Mudanças climáticas podem tornar alguns tipos de fungo mais resistentes e letais

Segundo João Nóbrega de Almeida Júnior, está havendo uma substituição dos fungos que crescem em temperaturas menores para aqueles que crescem em temperaturas maiores e esses fungos são potencialmente patogênicos
Um estudo realizado por pesquisadores da Duke University apontou que as mudanças climáticas estão tornando os fungos patogênicos — ou seja, aqueles que causam doenças — mais resistentes devido à aceleração de suas mutações genéticas. Uma lista divulgada pela Organização Mundial da Saúde (OMS), em outubro de 2022, aponta para os patógenos fúngicos mais críticos, mas informa sobre pelo menos outros sete fungos de prioridade alta e que afetam em especial os países mais quentes. O relatório mostra também que há evidências de que a distribuição geográfica dos fungos está aumentando devido às mudanças climáticas.
Espalhamento pelo planeta
Normalmente, os seres humanos têm uma vida livre de infecção fúngica. “A maioria dos fungos no ambiente cresce a temperaturas abaixo de 30 graus, a gente tem uma barreira contra esses fungos que, a priori, estão em grande quantidade no planeta, que são os fungos que só crescem em temperaturas abaixo de 35 graus”, explica João Nóbrega de Almeida Júnior, médico infectologista, doutor e pós-doutor em Ciências pela Faculdade de Medicina da USP.

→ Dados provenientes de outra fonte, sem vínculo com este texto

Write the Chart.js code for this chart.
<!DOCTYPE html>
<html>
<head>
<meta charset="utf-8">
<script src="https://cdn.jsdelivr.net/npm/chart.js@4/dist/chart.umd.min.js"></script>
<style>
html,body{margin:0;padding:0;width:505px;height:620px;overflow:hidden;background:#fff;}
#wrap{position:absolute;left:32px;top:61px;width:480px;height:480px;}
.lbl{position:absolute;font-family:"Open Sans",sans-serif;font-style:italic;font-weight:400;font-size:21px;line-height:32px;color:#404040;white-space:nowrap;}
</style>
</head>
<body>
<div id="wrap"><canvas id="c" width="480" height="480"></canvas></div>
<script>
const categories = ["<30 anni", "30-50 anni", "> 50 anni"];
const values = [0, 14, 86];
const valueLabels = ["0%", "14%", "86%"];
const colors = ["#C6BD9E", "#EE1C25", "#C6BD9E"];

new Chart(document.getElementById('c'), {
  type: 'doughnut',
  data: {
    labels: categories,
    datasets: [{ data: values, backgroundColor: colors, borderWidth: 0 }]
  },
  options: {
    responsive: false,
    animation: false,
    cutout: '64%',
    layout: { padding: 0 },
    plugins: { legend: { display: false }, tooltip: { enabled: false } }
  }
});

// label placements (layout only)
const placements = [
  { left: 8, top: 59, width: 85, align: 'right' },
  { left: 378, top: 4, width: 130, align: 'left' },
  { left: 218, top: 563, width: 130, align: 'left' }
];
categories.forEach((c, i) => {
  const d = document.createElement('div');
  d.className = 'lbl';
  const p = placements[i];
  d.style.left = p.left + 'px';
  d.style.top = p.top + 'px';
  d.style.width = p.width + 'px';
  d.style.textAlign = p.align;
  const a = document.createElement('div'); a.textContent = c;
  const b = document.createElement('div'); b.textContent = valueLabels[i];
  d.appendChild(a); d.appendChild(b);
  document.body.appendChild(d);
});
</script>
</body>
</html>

O aumento da temperatura global, entretanto, tem mudado a relação desses fungos com o corpo humano. “Está havendo uma substituição desses fungos que crescem em temperaturas menores para aqueles que crescem em temperaturas maiores e esses fungos são potencialmente patogênicos”.
Segundo o especialista, o artigo da Duke tem um caráter ainda experimental, mas contribui com hipóteses que chamam a atenção para o problema. “O artigo da Duke falou do Cryptococcus, e é interessante que ele fala que o aumento da temperatura vai favorecer mutações no genoma do Cryptococcus, de maneira que ele pode se tornar mais resistente e mais virulento, mais resistente aos antifúngicos ou tratamentos, com uma capacidade maior de infectar as pessoas”, diz o especialista.
Mudanças genéticas
O estudo mostra que, em temperaturas mais elevadas, há elementos genéticos transponíveis, os transposons, que se deslocam pelo fungo e alteram sua expressão genética. “Eles [transposons] vão se deslocando no genoma do fungo e se inserindo em importantes regiões e genes que, se houver mutação, vão causar resistência aos tratamentos, em genes que vão ser silenciados ou ser hiper expressos, depende de onde esses transposons vão se alocar”, explica Nóbrega.
Além dos genes, proteínas importantes contribuem para a ocorrência de mutações. “Existem proteínas, por exemplo, que a gente chama de heat-shock proteins, que vão ser expressas com aumento de temperatura e vão mudar a transcrição de proteínas e fatores de virulências dos fungos”.
Assim como alguns fungos podem se alterar geneticamente e se tornarem mais resistentes, outros podem não sobreviver a tais mudanças. Segundo Nóbrega, o aumento da resistência não é um fenômeno esperado para a maioria das populações fúngicas. “Não é que 100% dos fungos do ambiente vão sofrer mutações severas e vão se transformar em super bichos. Uns vão perder até o que a gente chama de fitness, vão ficar menos adaptados e vão morrer, as mutações vão ser deletérias e vão matar o microrganismo. Um percentual menor deles vai ter essa propriedade, vai ter uma adaptação melhor e vai causar problemas”.